*Given request:* Pull out each line of the data that includes the word "this".

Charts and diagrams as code
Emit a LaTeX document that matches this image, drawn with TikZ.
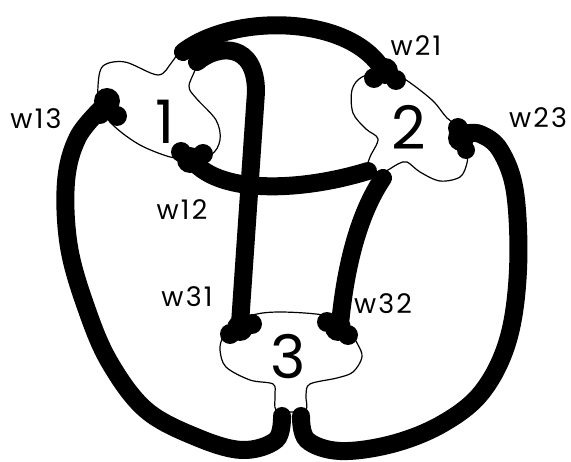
\documentclass[tikz,border=0pt]{standalone}
\usepackage{fontspec}
\setmainfont{Poppins}
\begin{document}
\begin{tikzpicture}[x=1pt,y=-1pt,
  membrane/.style={draw=black,line width=1.2pt,fill=white},
  axon/.style={draw=black,line width=18pt,line cap=round},
  lab/.style={font=\fontsize{27}{29}\selectfont\addfontfeatures{LetterSpace=8}},
  num/.style={font=\fontsize{60}{62}\selectfont}]
\useasboundingbox (0,0) rectangle (571,462);
% neurons
\draw[membrane] plot[smooth cycle,tension=0.55] coordinates {
 (98,86) (103,66) (125,62) (158,75) (172,62) (182,50) (196,64) (189,86)
 (196,98) (216,120) (220,140) (210,155) (180,156) (170,157) (140,145)
 (114,126) (100,106)};
\draw[membrane] plot[smooth cycle,tension=0.55] coordinates {
 (385,72) (403,78) (432,100) (447,118) (462,130) (467,150) (467,163)
 (460,177) (440,181) (420,172) (407,162) (398,164) (383,172) (368,168)
 (370,157) (378,139) (366,129) (353,113) (352,90) (362,77)};
\draw[membrane] plot[smooth cycle,tension=0.55] coordinates {
 (232,326) (253,315) (280,312) (323,315) (345,324) (357,343) (362,357)
 (353,372) (337,378) (310,384) (306,395) (306,410) (291,412) (276,410)
 (275,395) (273,384) (250,380) (226,367) (220,350) (223,337)};
% named coordinates
\coordinate (a21) at (183,52);  \coordinate (s21) at (385,74);
\coordinate (a31) at (197,62);  \coordinate (s31) at (240,324);
\coordinate (a12) at (368,171); \coordinate (s12) at (190,157);
\coordinate (a32) at (383,178); \coordinate (s32) at (340,324);
\coordinate (a13) at (282,416); \coordinate (s13) at (104,106);
\coordinate (a23) at (301,416); \coordinate (s23) at (464,134);
% axons
\draw[axon] (a21) .. controls (235,12) and (355,15) .. (s21);
\draw[axon] (a31) .. controls (218,44) and (256,42) .. (256,92) -- (s31);
\draw[axon] (a12) .. controls (300,192) and (215,195) .. (s12);
\draw[axon] (a32) .. controls (360,212) and (346,262) .. (s32);
\draw[axon] plot[smooth,tension=0.6] coordinates {
 (a13) (276,440) (242,450) (196,437) (146,410) (110,363) (87,310)
 (69,247) (66,182) (78,137) (s13)};
\draw[axon] plot[smooth,tension=0.6] coordinates {
 (a23) (307,440) (340,451) (392,444) (442,424) (482,392) (508,340)
 (518,270) (515,192) (500,150) (480,134) (s23)};
% synapses
\fill (385,71) circle (13pt) (374,78) circle (10pt) (396,80) circle (10pt);
\fill (107,101) circle (13pt) (100,114) circle (10pt) (117,116) circle (10pt);
\fill (190,160) circle (13pt) (181,152) circle (10pt) (203,154) circle (10pt);
\fill (461,138) circle (13pt) (458,128) circle (10pt) (466,150) circle (9pt);
\fill (240,328) circle (13pt) (230,334) circle (10pt) (252,324) circle (10pt);
\fill (338,328) circle (13pt) (327,322) circle (10pt) (348,335) circle (10pt);
% labels
\node[num] (n1) at (165,122) {1};
\node[num] (n2) at (409,127) {2};
\node[num] (n3) at (288,357) {3};
\node[lab] (l13) at (36,119) {w13};
\node[lab] (l21) at (416,46) {w21};
\node[lab] (l23) at (538,118) {w23};
\node[lab] (l12) at (182,210) {w12};
\node[lab] (l31) at (187,297) {w31};
\node[lab] (l32) at (383,304) {w32};
\end{tikzpicture}
\end{document}
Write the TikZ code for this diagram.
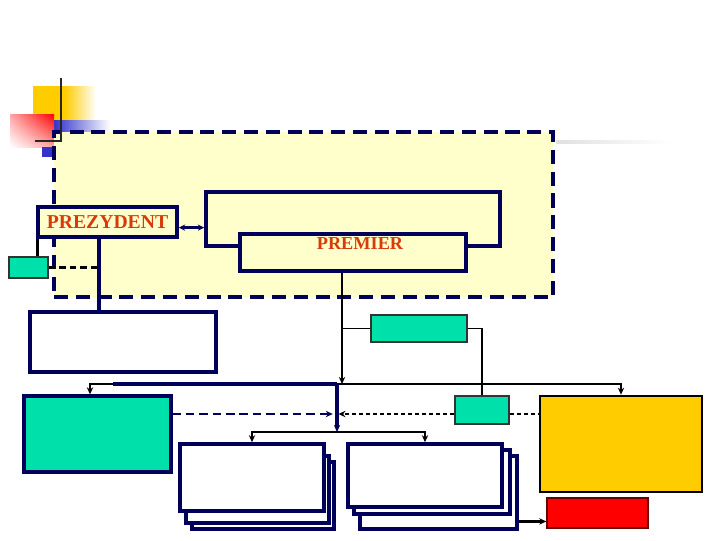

*Task response:*
Emit a LaTeX document that matches this image, drawn with TikZ.
Write the TikZ code for this diagram.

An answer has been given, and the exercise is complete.